John Delaney, another UW oceanography professor and a former OOI Cabled Array director, was the visionary for the array, an idea born around 15 to 20 years ago out of the school’s research on underwater volcanoes and hot springs about a mile below the ocean’s surface.

“We would go out there every year, if we were lucky, with a robotic vehicle or a three-person sub, and the landscape would be dramatically different and the animals would change,” Kelley explains. “Clearly, from year to year, things were going on, but we weren’t there to witness these changes and measure the environmental parameters that caused these changes.”

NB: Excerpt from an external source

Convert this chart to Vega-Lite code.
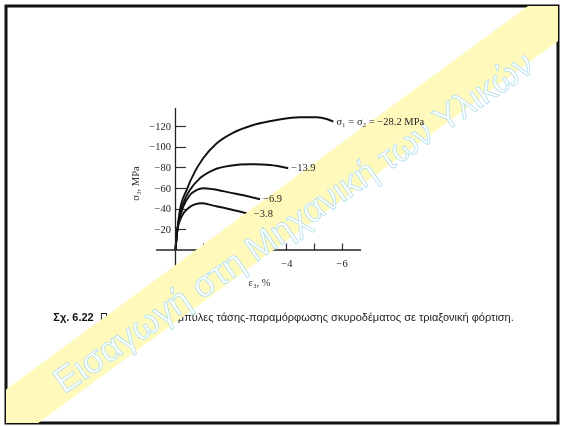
{
  "$schema": "https://vega.github.io/schema/vega-lite/v6.json",
  "width": 552,
  "height": 417,
  "autosize": {"type": "none"},
  "padding": {"left": 6, "top": 6, "right": 5, "bottom": 3},
  "background": "white",
  "config": {"view": {"stroke": "#111", "strokeWidth": 3}},
  "resolve": {"axis": {"x": "independent", "y": "independent"}},
  "datasets": {
    "curves": [
      {"series": "28.2", "i": 0, "x": 0, "y": 0},
      {"series": "28.2", "i": 1, "x": -0.03, "y": -10},
      {"series": "28.2", "i": 2, "x": -0.07, "y": -20},
      {"series": "28.2", "i": 3, "x": -0.16, "y": -38.7},
      {"series": "28.2", "i": 4, "x": -0.4, "y": -58},
      {"series": "28.2", "i": 5, "x": -0.7, "y": -75.8},
      {"series": "28.2", "i": 6, "x": -1.0, "y": -88.8},
      {"series": "28.2", "i": 7, "x": -1.49, "y": -103.3},
      {"series": "28.2", "i": 8, "x": -2.09, "y": -113.6},
      {"series": "28.2", "i": 9, "x": -2.81, "y": -121},
      {"series": "28.2", "i": 10, "x": -3.65, "y": -125.8},
      {"series": "28.2", "i": 11, "x": -4.49, "y": -128.5},
      {"series": "28.2", "i": 12, "x": -5.1, "y": -128.5},
      {"series": "28.2", "i": 13, "x": -5.46, "y": -126.8},
      {"series": "28.2", "i": 14, "x": -5.7, "y": -124.2},
      {"series": "13.9", "i": 0, "x": 0, "y": 0},
      {"series": "13.9", "i": 1, "x": -0.03, "y": -10},
      {"series": "13.9", "i": 2, "x": -0.07, "y": -20},
      {"series": "13.9", "i": 3, "x": -0.12, "y": -29},
      {"series": "13.9", "i": 4, "x": -0.28, "y": -45.2},
      {"series": "13.9", "i": 5, "x": -0.52, "y": -58},
      {"series": "13.9", "i": 6, "x": -0.88, "y": -69.4},
      {"series": "13.9", "i": 7, "x": -1.36, "y": -77.4},
      {"series": "13.9", "i": 8, "x": -1.97, "y": -81.6},
      {"series": "13.9", "i": 9, "x": -2.69, "y": -83},
      {"series": "13.9", "i": 10, "x": -3.41, "y": -82.3},
      {"series": "13.9", "i": 11, "x": -4.07, "y": -79.1},
      {"series": "6.9", "i": 0, "x": 0, "y": 0},
      {"series": "6.9", "i": 1, "x": -0.03, "y": -10},
      {"series": "6.9", "i": 2, "x": -0.07, "y": -20},
      {"series": "6.9", "i": 3, "x": -0.11, "y": -26},
      {"series": "6.9", "i": 4, "x": -0.28, "y": -41.9},
      {"series": "6.9", "i": 5, "x": -0.52, "y": -53.2},
      {"series": "6.9", "i": 6, "x": -0.77, "y": -58.1},
      {"series": "6.9", "i": 7, "x": -1.0, "y": -59.7},
      {"series": "6.9", "i": 8, "x": -1.36, "y": -58.8},
      {"series": "6.9", "i": 9, "x": -1.97, "y": -55.5},
      {"series": "6.9", "i": 10, "x": -2.57, "y": -52.3},
      {"series": "6.9", "i": 11, "x": -3.05, "y": -49.1},
      {"series": "3.8", "i": 0, "x": 0, "y": 0},
      {"series": "3.8", "i": 1, "x": -0.03, "y": -10},
      {"series": "3.8", "i": 2, "x": -0.07, "y": -20},
      {"series": "3.8", "i": 3, "x": -0.22, "y": -32.2},
      {"series": "3.8", "i": 4, "x": -0.46, "y": -40.4},
      {"series": "3.8", "i": 5, "x": -0.7, "y": -44.2},
      {"series": "3.8", "i": 6, "x": -0.95, "y": -45.2},
      {"series": "3.8", "i": 7, "x": -1.36, "y": -42.9},
      {"series": "3.8", "i": 8, "x": -1.97, "y": -39.4},
      {"series": "3.8", "i": 9, "x": -2.72, "y": -34.5}
    ],
    "labels": [
      {"x": -5.7, "y": -124.2, "label": "σ₁ = σ₂ = −28.2 MPa"},
      {"x": -4.07, "y": -79.1, "label": "−13.9"},
      {"x": -3.05, "y": -49.1, "label": "−6.9"},
      {"x": -2.72, "y": -34.5, "label": "−3.8"}
    ]
  },
  "layer": [
    {
      "data": {"name": "curves"},
      "mark": {"type": "line", "interpolate": "monotone", "color": "#111", "strokeWidth": 1.9},
      "encoding": {
        "x": {
          "field": "x", "type": "quantitative",
          "scale": {"domain": [-13.809, 6.119], "reverse": true, "nice": false, "zero": false},
          "axis": {
            "orient": "bottom", "offset": -173,
            "values": [-1, -2, -3, -4, -5, -6],
            "labelExpr": "datum.value % 2 == 0 ? datum.label : ''",
            "tickSize": -7, "tickWidth": 1.2, "tickColor": "#333", "ticks": true,
            "labelPadding": 15.5, "domain": false, "grid": false,
            "labelFont": "Liberation Serif", "labelFontSize": 10.5, "labelColor": "#222",
            "labelOverlap": false, "labelFlush": false, "labelBound": false,
            "title": "ε₃, %", "titleFont": "Liberation Serif", "titleFontSize": 10.5,
            "titleFontWeight": "normal", "titleColor": "#333",
            "titleX": 253, "titleY": 32.7, "titleBaseline": "middle", "titleAlign": "center"
          }
        },
        "y": {
          "field": "y", "type": "quantitative",
          "scale": {"domain": [-236.2, 167.5], "reverse": true, "nice": false, "zero": false},
          "axis": {
            "orient": "left", "offset": -169.5,
            "values": [-20, -40, -60, -80, -100, -120],
            "tickSize": -10, "tickWidth": 1.2, "tickColor": "#333", "ticks": true,
            "labelPadding": 15, "domain": false, "grid": false,
            "labelFont": "Liberation Serif", "labelFontSize": 10.5, "labelColor": "#222",
            "labelOverlap": false, "labelFlush": false, "labelBound": false,
            "title": "σ₃, MPa", "titleFont": "Liberation Serif", "titleFontSize": 10.5,
            "titleFontWeight": "normal", "titleColor": "#333",
            "titleX": -40.5, "titleY": 177, "titleAngle": -90,
            "titleBaseline": "middle", "titleAlign": "center"
          }
        },
        "detail": {"field": "series"},
        "order": {"field": "i", "type": "quantitative"}
      }
    },
    {
      "data": {"values": [{}]},
      "mark": {"type": "rule", "color": "#222", "strokeWidth": 1.3},
      "encoding": {
        "x": {"datum": 0.7, "type": "quantitative", "axis": null},
        "x2": {"datum": -6.7},
        "y": {"datum": 0, "type": "quantitative", "axis": null}
      }
    },
    {
      "data": {"values": [{}]},
      "mark": {"type": "rule", "color": "#222", "strokeWidth": 1.3},
      "encoding": {
        "x": {"datum": 0, "type": "quantitative", "axis": null},
        "y": {"datum": -137.5, "type": "quantitative", "axis": null},
        "y2": {"datum": 17.4}
      }
    },
    {
      "data": {"values": [{"t": "Σχ. 6.22"}]},
      "mark": {"type": "text", "align": "left", "baseline": "middle", "font": "Liberation Sans", "fontSize": 11, "fontWeight": "bold", "color": "#111"},
      "encoding": {
        "x": {"datum": 4.412, "type": "quantitative", "axis": null},
        "y": {"datum": 66.1, "type": "quantitative", "axis": null},
        "text": {"field": "t"}
      }
    },
    {
      "data": {"values": [{"t": "Πειραματικές καμπύλες τάσης-παραμόρφωσης σκυροδέματος σε τριαξονική φόρτιση."}]},
      "mark": {"type": "text", "align": "left", "baseline": "middle", "font": "Liberation Sans", "fontSize": 11, "color": "#222"},
      "encoding": {
        "x": {"datum": 2.726, "type": "quantitative", "axis": null},
        "y": {"datum": 66.1, "type": "quantitative", "axis": null},
        "text": {"field": "t"}
      }
    },
    {
      "data": {"values": [{}]},
      "mark": {"type": "rule", "color": "#fffabc", "strokeWidth": 46, "blend": "multiply", "clip": true, "strokeCap": "butt"},
      "encoding": {
        "x": {"datum": 6.697, "type": "quantitative", "axis": null},
        "y": {"datum": 174.2, "type": "quantitative", "axis": null},
        "x2": {"datum": -14.42},
        "y2": {"datum": -242.0}
      }
    },
    {
      "data": {"values": [{"t": "Εισαγωγή στη Μηχανική των Υλικών"}]},
      "mark": {"type": "text", "align": "center", "baseline": "middle", "angle": -34.5, "font": "Liberation Sans", "fontSize": 35.5, "fill": "white", "stroke": "#b4e0ee", "strokeWidth": 0.8},
      "encoding": {
        "x": {"datum": -4.278, "type": "quantitative", "axis": null},
        "y": {"datum": -26.1, "type": "quantitative", "axis": null},
        "text": {"field": "t"}
      }
    },
    {
      "data": {"name": "labels"},
      "mark": {"type": "text", "align": "left", "baseline": "middle", "dx": 3, "font": "Liberation Serif", "fontSize": 10.5, "color": "#222"},
      "encoding": {
        "x": {"field": "x", "type": "quantitative", "axis": null},
        "y": {"field": "y", "type": "quantitative", "axis": null},
        "text": {"field": "label"}
      }
    }
  ]
}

Providing power and Internet to the seafloor solves that issue, allowing for real-time monitoring as well as two-way communication between the operations center at UW and the instruments in the ocean. UW is one of four universities under contract to help manage and maintain various aspects of the OOI.

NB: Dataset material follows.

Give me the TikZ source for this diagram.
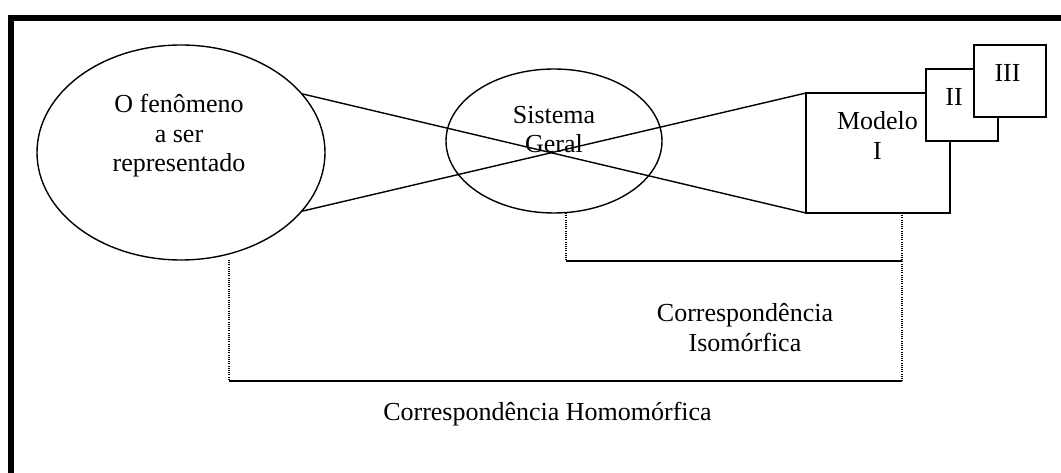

“We can interact 24 hours a day with the instruments out there, as things evolve,” Kelley says. “It’s a real game-changer in terms of understanding and monitoring, really being there with eyes and ears in the oceans 24 hours a day.”

All the data collected by both the Cabled Array and the six other OOI arrays are publicly available for researchers and anyone interested to use as they wish. Even those who have never been near the ocean can check out real-time video captured by the array’s cameras.

Along with being the only cabled research array in the OOI, the Cabled Array’s location is also part of what makes it unique. The section of seafloor it covers includes the Juan de Fuca Plate, a very active tectonic plate that’s easy to get to, giving researchers the ability to study volcanism at close range.

“It’s the world’s largest undersea volcanic observatory,” says Greg Ulses, OOI program director, about the Cabled Array. The other OOI arrays are located in the Gulf of Alaska, the Irminger Sea near Greenland, off the coast of New England, in the Argentine Basin, and in the Southern Ocean. The Endurance Array, also off the Oregon coast, complements the Cabled Array. OOI’s design and conception began about 10 years ago and it took around seven years to construct at a cost of roughly $300 million. It has been fully operational since only last year, Ulses says.